Laser beams instead of heavy dies: Daimler has commissioned two laser blanking lines at its Kuppenheim plant in Germany. Both the lines, which are meant for the serial production of compact vehicles, can be changed instantly to another cutting style at the touch of a button. The programming of the contours is done offline and can be simulated for production optimization. By dispensing with the dependence of heavy dies, the pressing plant is optimally prepared for different types of upcoming car models in the next years.
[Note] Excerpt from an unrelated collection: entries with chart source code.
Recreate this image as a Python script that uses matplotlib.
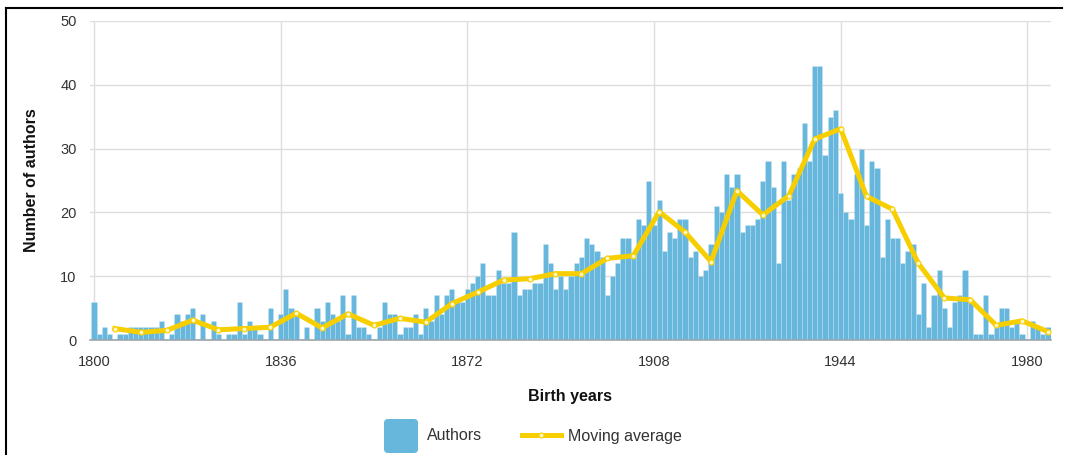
import numpy as np
import matplotlib
matplotlib.use("Agg")
import matplotlib.pyplot as plt
from matplotlib.patches import FancyBboxPatch
from matplotlib.lines import Line2D

plt.rcParams["font.family"] = ["Liberation Sans", "DejaVu Sans"]

# authors per birth year, 1800..1984
first_year = 1800
authors = [
    6, 1, 2, 1, 0, 1, 1, 2, 2, 2,        # 1800s
    2, 2, 2, 3, 0, 1, 4, 3, 4, 5,        # 1810s
    0, 4, 0, 3, 1, 0, 1, 1, 6, 1,        # 1820s
    3, 2, 1, 0, 5, 0, 4, 8, 5, 4,        # 1830s
    0, 2, 0, 5, 3, 6, 4, 3, 7, 1,        # 1840s
    7, 2, 2, 1, 0, 2, 6, 4, 4, 1,        # 1850s
    2, 2, 4, 1, 5, 3, 7, 4, 7, 8,        # 1860s
    6, 6, 8, 9, 10, 12, 7, 7, 11, 9,     # 1870s
    9, 17, 7, 8, 8, 9, 9, 15, 12, 8,     # 1880s
    10, 8, 10, 12, 13, 16, 15, 14, 13, 7,    # 1890s
    10, 12, 16, 16, 13, 19, 18, 25, 18, 22,  # 1900s
    14, 17, 16, 19, 19, 13, 14, 10, 11, 15,  # 1910s
    21, 20, 26, 24, 26, 17, 18, 18, 19, 25,  # 1920s
    28, 24, 12, 28, 22, 26, 27, 34, 28, 43,  # 1930s
    43, 29, 35, 36, 23, 20, 19, 26, 30, 18,  # 1940s
    28, 27, 13, 19, 16, 16, 12, 14, 15, 4,   # 1950s
    9, 2, 7, 11, 5, 2, 6, 7, 11, 6,          # 1960s
    1, 1, 7, 1, 2, 5, 5, 2, 3, 1,            # 1970s
    0, 3, 2, 1, 2,                           # 1980s
]
years = np.arange(first_year, first_year + len(authors))

# moving average, one point every 5 years
ma_years = list(range(1804, 1985, 5))
ma_values = [1.8, 1.2, 1.5, 3.1, 1.6, 1.8, 2.0, 4.2, 1.9, 4.1,
             2.3, 3.4, 2.8, 5.7, 7.5, 9.4, 9.6, 10.4, 10.4, 12.8,
             13.2, 20.1, 16.9, 12.3, 23.4, 19.6, 22.6, 31.5, 33.1, 22.5,
             20.5, 12.0, 6.6, 6.3, 2.3, 3.0, 1.3]

x_ticks = [1800, 1836, 1872, 1908, 1944, 1980]
y_ticks = [0, 10, 20, 30, 40, 50]

BAR = "#67b7dc"
LINE = "#f7cf00"
TXT = "#333333"
W, H = 1065, 455

fig = plt.figure(figsize=(W / 100, H / 100), dpi=100)
fig.patch.set_facecolor("white")

ax = fig.add_axes([90.4 / W, (H - 340) / H, (1050.6 - 90.4) / W, (340 - 21) / H])
ax.bar(years, authors, width=1.0, color=BAR, edgecolor=(1, 1, 1, 0.25),
       linewidth=0.4, zorder=2)
ax.plot(ma_years, ma_values, color=LINE, lw=3.6, marker="o", ms=3.6,
        mfc="#fff6c8", mec=LINE, mew=0.8, solid_joinstyle="round", zorder=4)

ax.set_xlim(1799.3, 1984.5)
ax.set_ylim(0, 50)
ax.set_xticks(x_ticks)
ax.set_yticks(y_ticks)
ax.grid(color="#dedede", lw=1, zorder=0)
ax.set_axisbelow(True)
for side in ("top", "right", "left"):
    ax.spines[side].set_visible(False)
ax.spines["bottom"].set_color("#9aa5ad")
ax.spines["bottom"].set_linewidth(1.2)
ax.spines["bottom"].set_zorder(5)
ax.tick_params(axis="both", length=0, labelsize=10.5, labelcolor=TXT)
ax.tick_params(axis="y", pad=10)
ax.tick_params(axis="x", pad=11)

ax.set_ylabel("Number of authors", fontsize=11.5, fontweight="bold", color="#111")
ax.yaxis.set_label_coords(-0.0535, 0.5)
ax.set_xlabel("Birth years", fontsize=11.5, fontweight="bold", color="#111")
ax.xaxis.set_label_coords(0.5, -0.155)

# overlay in pixel coordinates for legend and frame
lax = fig.add_axes([0, 0, 1, 1], zorder=10)
lax.set_xlim(0, W)
lax.set_ylim(H, 0)
lax.axis("off")
lax.patch.set_alpha(0)

lax.add_patch(FancyBboxPatch((384, 419), 34, 34,
                             boxstyle="round,pad=0,rounding_size=4",
                             facecolor=BAR, edgecolor="none"))
lax.text(427, 436, "Authors", fontsize=11.5, color=TXT, va="center", ha="left")
lax.add_line(Line2D([522, 561], [435, 435], color=LINE, lw=3.6))
lax.plot([541], [435], marker="o", ms=3.6, mfc="#fff6c8", mec=LINE, mew=0.8)
lax.text(568, 436, "Moving average", fontsize=11.5, color=TXT, va="center", ha="left")

# black frame of the screenshot
lax.add_line(Line2D([6, 1062], [8, 8], color="black", lw=1.5))
lax.add_line(Line2D([6, 6], [8, H], color="black", lw=1.5))

fig.savefig("out.png", dpi=100, facecolor=fig.get_facecolor())
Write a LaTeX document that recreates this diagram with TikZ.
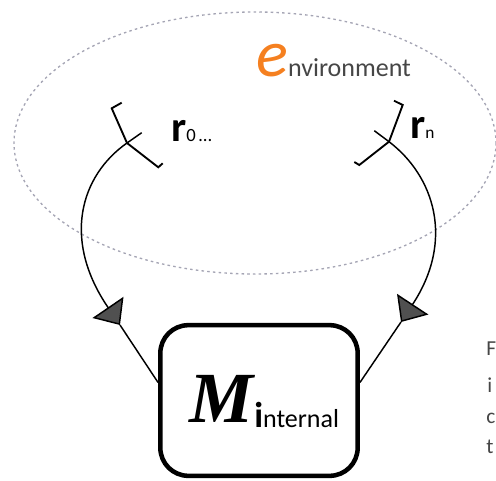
\documentclass[tikz,border=0pt]{standalone}
\usepackage{fontspec}
\setmainfont{Carlito}
\newfontfamily\mfont{Liberation Serif}
\usetikzlibrary{arrows.meta}
\definecolor{envorange}{RGB}{245,128,32}
\definecolor{envgray}{RGB}{70,70,70}
\definecolor{dotgray}{RGB}{165,165,180}
\definecolor{tipgray}{RGB}{80,80,80}
\begin{document}
\begin{tikzpicture}[x=0.75pt,y=-0.75pt,
  conn/.style={line width=1.1pt, black},
  recep/.style={line width=1.4pt, black, line join=miter},
  tipstyle/.style={-{Triangle[length=16pt,width=28pt,fill=tipgray]}},
  lbl/.style={inner sep=0pt, anchor=base west},
  envdots/.style={dotgray, line width=1pt, dash pattern=on 1.9pt off 2.4pt},
  boxstyle/.style={draw, line width=3.4pt, rounded corners=21pt, minimum width=148pt, minimum height=113pt, inner sep=0pt}]
\useasboundingbox (0,0) rectangle (496,481);
% environment
\draw[envdots] (255,143) ellipse [x radius=241, y radius=131];
\node[lbl] (env) at (256,77) {{\color{envorange}\fontsize{50}{50}\selectfont\itshape e}{\color{envgray}\fontsize{19.5}{19.5}\selectfont nvironment}};
% box
\node[boxstyle] (M) at (259,400.5) {};
\node[lbl] (Mlbl) at (189,422) {\mfont\bfseries\itshape\fontsize{54}{54}\selectfont M};
\node[lbl] (intl) at (254,427) {{\bfseries\fontsize{27}{27}\selectfont i}{\fontsize{19.5}{19.5}\selectfont nternal}};
% receptor coordinates
\coordinate (rL) at (127,143);
\coordinate (tL) at (141.7,132.7);
\coordinate (aL) at (120,325);
\coordinate (rR) at (389,141.7);
\coordinate (tR) at (374.3,130.7);
\coordinate (aR) at (401,322);
% receptors
\draw[recep] (121.7,102.7) -- (111.7,108.3) -- (rL) -- (158.3,167.3) -- (162.7,163.3);
\draw[recep] (394,100.7) -- (402.7,105) -- (rR) -- (359.3,165) -- (354.3,162);
\draw[conn] (rL) -- (tL);
\draw[conn] (rR) -- (tR);
% connectors
\draw[conn, tipstyle] (rL) .. controls (80,176) and (62,240) .. (aL);
\draw[conn] (aL) -- ([yshift=13.5pt]M.west);
\draw[conn, tipstyle] (rR) .. controls (434,176) and (455,240) .. (aR);
\draw[conn] (aR) -- ([yshift=13.5pt]M.east);
% labels
\node[lbl] (r0) at (171,142) {\bfseries\fontsize{32}{32}\selectfont r\mdseries\fontsize{14}{14}\selectfont 0\,…};
\node[lbl] (rn) at (410,139) {\bfseries\fontsize{32}{32}\selectfont r\mdseries\fontsize{13}{13}\selectfont n};
% cut-off paragraph text at right edge
\node[lbl, envgray] (p1) at (486,355) {\fontsize{16}{16}\selectfont F};
\node[lbl, envgray] (p2) at (487,392) {\fontsize{16}{16}\selectfont i};
\node[lbl, envgray] (p3) at (486,423) {\fontsize{16}{16}\selectfont c};
\node[lbl, envgray] (p4) at (486,453) {\fontsize{16}{16}\selectfont t};
\end{tikzpicture}
\end{document}
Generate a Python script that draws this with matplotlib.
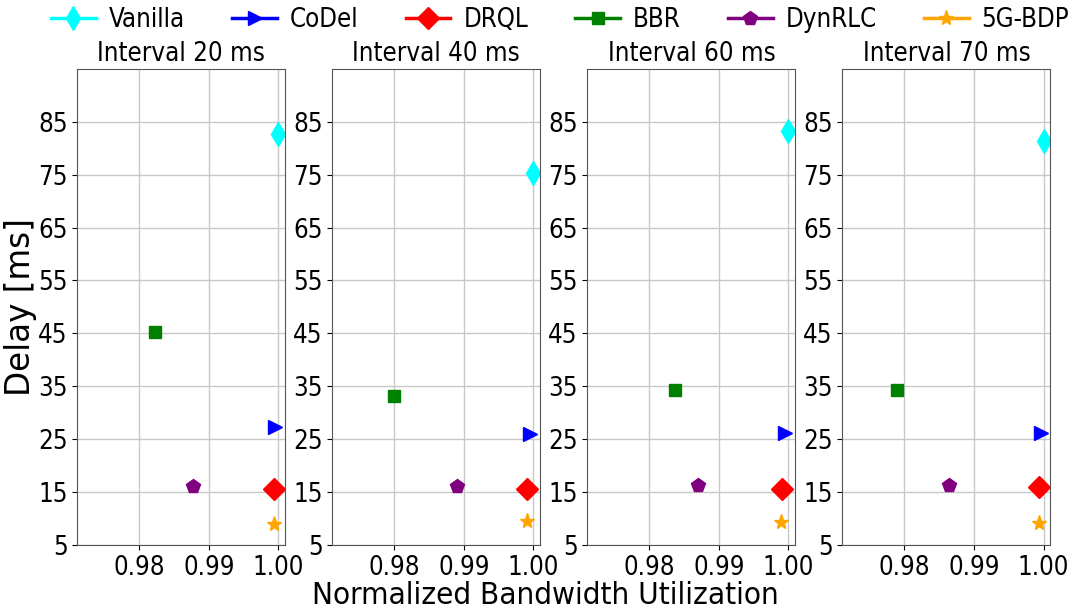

Three laser heads, working in tandem, cut contours in the system at a speed of more than 100 m/min from a continuously fed steel or aluminum sheet directly from the coil. This will yield surface-sensitive pre-cut parts for mudguard, side parts, roofs or engine hoods. The conveyor moves through the system at a speed of up to 60m/min. The cut blanks are separated from scrap and stacked continuously. In addition, two modern Schuler press lines in the hall form these pre-cut blanks into chassis parts, which then are assembled in adjacent Mercedes-Benz Rastatt plant.
This high flexibility of cut programming offers various options with regard to geometry. The premium OEM has already started to exploit the potential of savings materials or optimizing the forming process. Even production efficiency can be achieved in the future with laser-optimized blanks, and best possible contours can be developed.
New blanking lines without any heavy dies
Normally blanks are stamped by using blanking dies that weigh upwards of 25 tons. These dies cost up to 200,000 Euros each, and this does not even include storage, repair and maintenance. If there is a new model in the market, the form changes and refit or new installation of the dies lasting few months is inevitable. In contrast, the laser blanking lines from Schuler do not have such dies.
In addition, space requirements in the earlier coil hall of the plant were not suitable for conventional blanking lines. The decision to go for this new technology, which is marketed by Schuler under the name Dynamic Flow Technology (DFT), was heavily influenced by the fact that the laser systems do not need expensive foundations or a basement.
Cost efficiency is a major factor for an OEM: An investment must – compared with alternatives – provide a positive benefit for a vehicle. The prospects are very positive for laser lines: not just due to easier assembly and freedom from heavy dies, but also due to high system availability. Options to save materials and to reduce coil differences often lead to lower production costs with Dynamic Workflow Technology than with conventional blanking systems.